=== WHAT IS ASKED ===
Beneath this line sits some data. Return only its lines from the one holding "Recreate this image as a web page that uses Plotly.js." through the one holding "13.77, 13.71, 13.96];", inclusive, exactly, with the images removed.

=== PROVIDED MATERIAL ===

────────────────────────────────────────

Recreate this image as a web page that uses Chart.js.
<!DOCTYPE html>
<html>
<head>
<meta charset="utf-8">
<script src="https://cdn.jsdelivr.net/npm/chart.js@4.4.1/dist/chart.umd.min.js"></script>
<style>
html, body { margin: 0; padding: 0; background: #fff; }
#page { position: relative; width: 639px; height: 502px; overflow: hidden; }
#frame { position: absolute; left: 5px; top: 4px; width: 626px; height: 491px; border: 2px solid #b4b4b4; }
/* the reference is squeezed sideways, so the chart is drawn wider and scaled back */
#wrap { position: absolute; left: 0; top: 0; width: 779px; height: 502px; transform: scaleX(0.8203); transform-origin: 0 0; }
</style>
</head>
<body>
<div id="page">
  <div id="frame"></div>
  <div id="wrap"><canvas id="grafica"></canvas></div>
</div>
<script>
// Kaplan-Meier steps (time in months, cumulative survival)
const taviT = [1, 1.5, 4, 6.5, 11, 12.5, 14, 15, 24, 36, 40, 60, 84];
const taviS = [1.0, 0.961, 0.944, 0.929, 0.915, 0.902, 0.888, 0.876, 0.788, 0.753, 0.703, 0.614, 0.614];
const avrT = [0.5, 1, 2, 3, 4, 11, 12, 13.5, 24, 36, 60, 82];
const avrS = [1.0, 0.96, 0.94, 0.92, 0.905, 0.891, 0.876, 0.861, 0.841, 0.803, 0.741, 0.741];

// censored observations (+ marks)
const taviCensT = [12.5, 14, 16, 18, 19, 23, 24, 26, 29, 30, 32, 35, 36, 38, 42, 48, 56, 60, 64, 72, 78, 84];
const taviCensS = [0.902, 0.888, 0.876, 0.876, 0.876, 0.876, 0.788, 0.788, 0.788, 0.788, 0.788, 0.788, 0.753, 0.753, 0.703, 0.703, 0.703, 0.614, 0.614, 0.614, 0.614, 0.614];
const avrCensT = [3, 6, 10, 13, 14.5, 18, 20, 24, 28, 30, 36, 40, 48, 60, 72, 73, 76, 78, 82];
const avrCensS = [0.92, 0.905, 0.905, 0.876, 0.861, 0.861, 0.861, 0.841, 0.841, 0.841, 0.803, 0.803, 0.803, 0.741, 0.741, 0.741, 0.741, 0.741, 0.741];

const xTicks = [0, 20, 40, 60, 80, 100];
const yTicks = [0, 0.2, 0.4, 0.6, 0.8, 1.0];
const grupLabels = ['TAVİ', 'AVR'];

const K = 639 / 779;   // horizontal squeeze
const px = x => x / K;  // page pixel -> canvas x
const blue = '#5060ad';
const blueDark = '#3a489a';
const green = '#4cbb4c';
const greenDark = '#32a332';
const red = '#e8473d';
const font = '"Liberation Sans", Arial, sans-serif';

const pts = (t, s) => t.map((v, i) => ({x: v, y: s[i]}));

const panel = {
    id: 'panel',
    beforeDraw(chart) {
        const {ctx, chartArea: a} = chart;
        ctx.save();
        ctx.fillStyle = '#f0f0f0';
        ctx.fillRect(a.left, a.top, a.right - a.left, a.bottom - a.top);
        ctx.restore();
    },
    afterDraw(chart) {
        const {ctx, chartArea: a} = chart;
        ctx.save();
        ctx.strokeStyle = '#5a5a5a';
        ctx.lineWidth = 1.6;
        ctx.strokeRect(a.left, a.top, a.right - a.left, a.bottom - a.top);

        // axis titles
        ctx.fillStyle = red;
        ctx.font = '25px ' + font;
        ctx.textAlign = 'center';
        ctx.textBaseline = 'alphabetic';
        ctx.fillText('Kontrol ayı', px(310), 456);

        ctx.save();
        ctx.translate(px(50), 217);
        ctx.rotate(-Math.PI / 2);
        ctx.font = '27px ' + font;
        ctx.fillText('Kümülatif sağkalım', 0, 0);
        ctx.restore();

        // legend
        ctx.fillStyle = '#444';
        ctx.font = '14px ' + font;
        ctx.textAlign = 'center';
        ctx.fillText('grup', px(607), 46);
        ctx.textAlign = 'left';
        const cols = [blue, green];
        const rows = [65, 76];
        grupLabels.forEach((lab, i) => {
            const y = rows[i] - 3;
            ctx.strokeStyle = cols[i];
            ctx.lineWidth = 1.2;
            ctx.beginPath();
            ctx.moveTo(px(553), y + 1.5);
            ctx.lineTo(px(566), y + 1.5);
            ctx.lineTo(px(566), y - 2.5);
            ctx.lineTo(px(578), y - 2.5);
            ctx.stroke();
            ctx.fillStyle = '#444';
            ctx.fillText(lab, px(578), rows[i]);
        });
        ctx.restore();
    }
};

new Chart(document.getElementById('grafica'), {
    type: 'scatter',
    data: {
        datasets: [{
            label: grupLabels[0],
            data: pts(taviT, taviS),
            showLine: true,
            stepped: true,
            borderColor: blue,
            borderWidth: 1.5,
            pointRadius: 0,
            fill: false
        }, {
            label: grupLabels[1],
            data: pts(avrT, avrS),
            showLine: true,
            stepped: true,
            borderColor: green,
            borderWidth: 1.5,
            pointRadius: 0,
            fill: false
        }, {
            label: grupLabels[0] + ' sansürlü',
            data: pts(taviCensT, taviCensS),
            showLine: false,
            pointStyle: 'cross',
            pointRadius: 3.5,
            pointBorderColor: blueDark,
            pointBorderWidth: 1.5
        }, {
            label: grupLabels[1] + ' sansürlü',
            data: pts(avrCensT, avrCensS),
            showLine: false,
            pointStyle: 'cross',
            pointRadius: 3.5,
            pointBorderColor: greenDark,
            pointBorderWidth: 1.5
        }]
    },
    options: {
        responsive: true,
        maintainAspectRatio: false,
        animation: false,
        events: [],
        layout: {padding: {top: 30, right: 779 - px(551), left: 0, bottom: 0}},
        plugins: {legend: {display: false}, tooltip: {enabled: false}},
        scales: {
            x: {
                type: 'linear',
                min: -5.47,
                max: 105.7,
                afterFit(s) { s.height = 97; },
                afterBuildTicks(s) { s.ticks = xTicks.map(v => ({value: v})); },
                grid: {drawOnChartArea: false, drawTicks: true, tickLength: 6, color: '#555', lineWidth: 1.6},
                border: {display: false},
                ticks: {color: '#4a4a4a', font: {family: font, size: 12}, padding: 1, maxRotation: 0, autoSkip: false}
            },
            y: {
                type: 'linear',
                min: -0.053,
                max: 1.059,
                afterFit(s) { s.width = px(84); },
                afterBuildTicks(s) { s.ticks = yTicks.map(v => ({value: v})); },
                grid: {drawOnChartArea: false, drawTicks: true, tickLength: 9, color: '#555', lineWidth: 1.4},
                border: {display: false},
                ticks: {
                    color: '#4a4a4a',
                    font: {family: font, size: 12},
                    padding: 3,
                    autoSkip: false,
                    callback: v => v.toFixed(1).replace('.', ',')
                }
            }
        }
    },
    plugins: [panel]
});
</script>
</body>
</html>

────────────────────────────────────────

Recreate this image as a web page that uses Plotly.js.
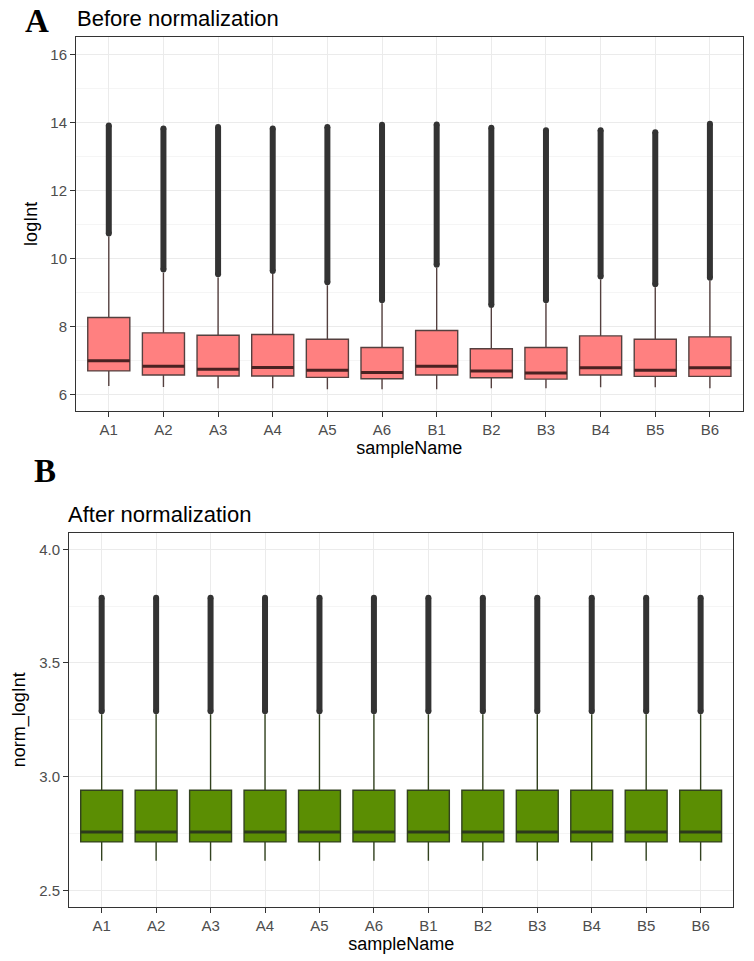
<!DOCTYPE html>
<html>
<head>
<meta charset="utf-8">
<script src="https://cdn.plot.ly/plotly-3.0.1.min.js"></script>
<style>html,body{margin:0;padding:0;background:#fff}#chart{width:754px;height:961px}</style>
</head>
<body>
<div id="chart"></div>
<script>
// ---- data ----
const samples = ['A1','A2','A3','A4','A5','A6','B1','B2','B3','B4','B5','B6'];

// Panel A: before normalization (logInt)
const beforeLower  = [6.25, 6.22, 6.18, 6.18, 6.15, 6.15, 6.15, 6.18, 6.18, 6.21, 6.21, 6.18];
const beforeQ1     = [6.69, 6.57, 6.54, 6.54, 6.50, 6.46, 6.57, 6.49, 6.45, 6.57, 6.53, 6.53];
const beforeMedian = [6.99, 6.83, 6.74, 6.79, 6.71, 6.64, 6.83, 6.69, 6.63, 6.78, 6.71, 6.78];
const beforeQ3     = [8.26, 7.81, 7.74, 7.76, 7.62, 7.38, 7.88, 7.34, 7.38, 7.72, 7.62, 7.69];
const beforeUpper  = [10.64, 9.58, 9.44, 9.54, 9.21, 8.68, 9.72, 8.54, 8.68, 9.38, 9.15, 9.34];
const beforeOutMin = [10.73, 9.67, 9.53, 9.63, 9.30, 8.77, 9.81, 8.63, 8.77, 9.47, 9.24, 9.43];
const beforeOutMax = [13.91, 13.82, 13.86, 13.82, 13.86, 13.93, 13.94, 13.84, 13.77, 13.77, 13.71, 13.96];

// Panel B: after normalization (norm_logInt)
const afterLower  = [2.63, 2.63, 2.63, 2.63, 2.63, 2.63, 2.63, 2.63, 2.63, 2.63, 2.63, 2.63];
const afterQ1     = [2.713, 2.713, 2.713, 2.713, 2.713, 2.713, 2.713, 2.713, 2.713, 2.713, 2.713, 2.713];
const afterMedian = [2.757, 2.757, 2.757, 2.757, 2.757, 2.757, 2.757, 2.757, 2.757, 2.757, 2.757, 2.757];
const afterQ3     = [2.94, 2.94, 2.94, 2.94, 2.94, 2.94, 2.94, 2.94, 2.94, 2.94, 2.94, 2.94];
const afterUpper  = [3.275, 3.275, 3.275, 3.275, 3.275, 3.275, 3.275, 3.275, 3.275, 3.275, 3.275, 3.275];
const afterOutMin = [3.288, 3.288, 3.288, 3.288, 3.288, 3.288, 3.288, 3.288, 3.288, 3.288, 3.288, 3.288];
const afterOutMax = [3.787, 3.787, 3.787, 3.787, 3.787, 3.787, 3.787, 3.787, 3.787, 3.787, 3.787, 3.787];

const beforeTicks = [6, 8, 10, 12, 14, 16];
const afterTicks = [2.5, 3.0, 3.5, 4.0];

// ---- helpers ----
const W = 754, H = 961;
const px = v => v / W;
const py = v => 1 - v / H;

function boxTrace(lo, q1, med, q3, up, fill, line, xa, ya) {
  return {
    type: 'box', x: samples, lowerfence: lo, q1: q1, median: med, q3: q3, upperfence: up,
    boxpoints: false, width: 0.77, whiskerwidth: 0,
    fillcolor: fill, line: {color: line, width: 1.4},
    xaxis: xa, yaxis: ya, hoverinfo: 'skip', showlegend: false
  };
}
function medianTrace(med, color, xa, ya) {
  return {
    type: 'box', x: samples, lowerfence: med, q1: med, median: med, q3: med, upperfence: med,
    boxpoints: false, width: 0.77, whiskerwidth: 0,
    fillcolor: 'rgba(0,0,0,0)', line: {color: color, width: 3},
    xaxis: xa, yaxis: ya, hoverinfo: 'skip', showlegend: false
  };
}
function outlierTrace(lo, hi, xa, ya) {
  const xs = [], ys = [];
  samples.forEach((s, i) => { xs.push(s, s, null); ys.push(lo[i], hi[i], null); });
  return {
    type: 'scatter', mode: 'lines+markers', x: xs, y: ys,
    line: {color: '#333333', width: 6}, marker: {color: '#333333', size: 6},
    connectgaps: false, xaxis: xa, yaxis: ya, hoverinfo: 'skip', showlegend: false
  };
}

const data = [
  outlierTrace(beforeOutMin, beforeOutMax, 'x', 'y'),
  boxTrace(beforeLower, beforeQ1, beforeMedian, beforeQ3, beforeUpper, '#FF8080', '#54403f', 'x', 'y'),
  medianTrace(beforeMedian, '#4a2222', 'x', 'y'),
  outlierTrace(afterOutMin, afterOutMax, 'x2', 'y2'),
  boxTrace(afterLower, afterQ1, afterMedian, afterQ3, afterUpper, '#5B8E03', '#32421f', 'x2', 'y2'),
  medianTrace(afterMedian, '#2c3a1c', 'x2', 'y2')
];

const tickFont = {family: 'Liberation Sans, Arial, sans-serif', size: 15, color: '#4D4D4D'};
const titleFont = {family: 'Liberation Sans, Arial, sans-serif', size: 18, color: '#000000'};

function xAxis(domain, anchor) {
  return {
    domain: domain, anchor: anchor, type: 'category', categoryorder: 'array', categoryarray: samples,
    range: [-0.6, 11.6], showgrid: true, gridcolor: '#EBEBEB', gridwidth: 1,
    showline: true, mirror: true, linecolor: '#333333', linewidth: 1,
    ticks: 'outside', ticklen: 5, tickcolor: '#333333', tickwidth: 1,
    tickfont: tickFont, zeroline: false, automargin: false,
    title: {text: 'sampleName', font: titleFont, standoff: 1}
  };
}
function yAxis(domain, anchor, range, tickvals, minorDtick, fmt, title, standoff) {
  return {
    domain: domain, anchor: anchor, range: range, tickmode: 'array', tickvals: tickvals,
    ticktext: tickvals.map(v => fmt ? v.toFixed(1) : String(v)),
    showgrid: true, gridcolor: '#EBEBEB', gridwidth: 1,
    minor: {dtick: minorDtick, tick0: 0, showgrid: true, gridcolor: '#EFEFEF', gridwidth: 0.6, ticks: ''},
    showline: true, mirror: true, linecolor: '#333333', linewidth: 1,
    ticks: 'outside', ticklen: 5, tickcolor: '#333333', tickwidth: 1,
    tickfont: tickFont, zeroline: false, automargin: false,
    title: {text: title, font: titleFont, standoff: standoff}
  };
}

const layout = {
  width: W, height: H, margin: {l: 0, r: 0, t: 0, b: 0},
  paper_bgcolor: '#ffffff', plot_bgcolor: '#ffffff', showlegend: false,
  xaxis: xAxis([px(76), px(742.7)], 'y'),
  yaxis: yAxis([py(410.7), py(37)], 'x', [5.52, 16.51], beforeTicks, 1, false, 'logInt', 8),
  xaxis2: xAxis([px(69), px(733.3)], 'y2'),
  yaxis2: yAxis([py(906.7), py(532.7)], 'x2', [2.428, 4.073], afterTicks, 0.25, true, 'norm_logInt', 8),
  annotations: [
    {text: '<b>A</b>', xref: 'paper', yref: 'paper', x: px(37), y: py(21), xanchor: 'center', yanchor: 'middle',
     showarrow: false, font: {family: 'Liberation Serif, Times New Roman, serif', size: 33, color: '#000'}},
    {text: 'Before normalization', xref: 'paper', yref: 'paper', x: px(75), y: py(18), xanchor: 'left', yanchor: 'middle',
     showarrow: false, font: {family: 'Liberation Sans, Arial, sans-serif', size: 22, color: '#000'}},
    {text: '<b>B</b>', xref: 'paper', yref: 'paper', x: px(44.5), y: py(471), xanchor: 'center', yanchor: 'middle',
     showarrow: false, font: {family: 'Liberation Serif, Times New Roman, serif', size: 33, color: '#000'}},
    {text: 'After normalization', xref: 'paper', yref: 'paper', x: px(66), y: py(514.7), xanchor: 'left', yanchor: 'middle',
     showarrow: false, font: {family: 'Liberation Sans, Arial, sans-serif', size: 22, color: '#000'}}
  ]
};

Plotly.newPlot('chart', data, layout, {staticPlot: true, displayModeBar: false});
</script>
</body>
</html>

────────────────────────────────────────

=== RESULT OF THIS TASK ===
Recreate this image as a web page that uses Plotly.js.
<!DOCTYPE html>
<html>
<head>
<meta charset="utf-8">
<script src="https://cdn.plot.ly/plotly-3.0.1.min.js"></script>
<style>html,body{margin:0;padding:0;background:#fff}#chart{width:754px;height:961px}</style>
</head>
<body>
<div id="chart"></div>
<script>
// ---- data ----
const samples = ['A1','A2','A3','A4','A5','A6','B1','B2','B3','B4','B5','B6'];

// Panel A: before normalization (logInt)
const beforeLower  = [6.25, 6.22, 6.18, 6.18, 6.15, 6.15, 6.15, 6.18, 6.18, 6.21, 6.21, 6.18];
const beforeQ1     = [6.69, 6.57, 6.54, 6.54, 6.50, 6.46, 6.57, 6.49, 6.45, 6.57, 6.53, 6.53];
const beforeMedian = [6.99, 6.83, 6.74, 6.79, 6.71, 6.64, 6.83, 6.69, 6.63, 6.78, 6.71, 6.78];
const beforeQ3     = [8.26, 7.81, 7.74, 7.76, 7.62, 7.38, 7.88, 7.34, 7.38, 7.72, 7.62, 7.69];
const beforeUpper  = [10.64, 9.58, 9.44, 9.54, 9.21, 8.68, 9.72, 8.54, 8.68, 9.38, 9.15, 9.34];
const beforeOutMin = [10.73, 9.67, 9.53, 9.63, 9.30, 8.77, 9.81, 8.63, 8.77, 9.47, 9.24, 9.43];
const beforeOutMax = [13.91, 13.82, 13.86, 13.82, 13.86, 13.93, 13.94, 13.84, 13.77, 13.77, 13.71, 13.96];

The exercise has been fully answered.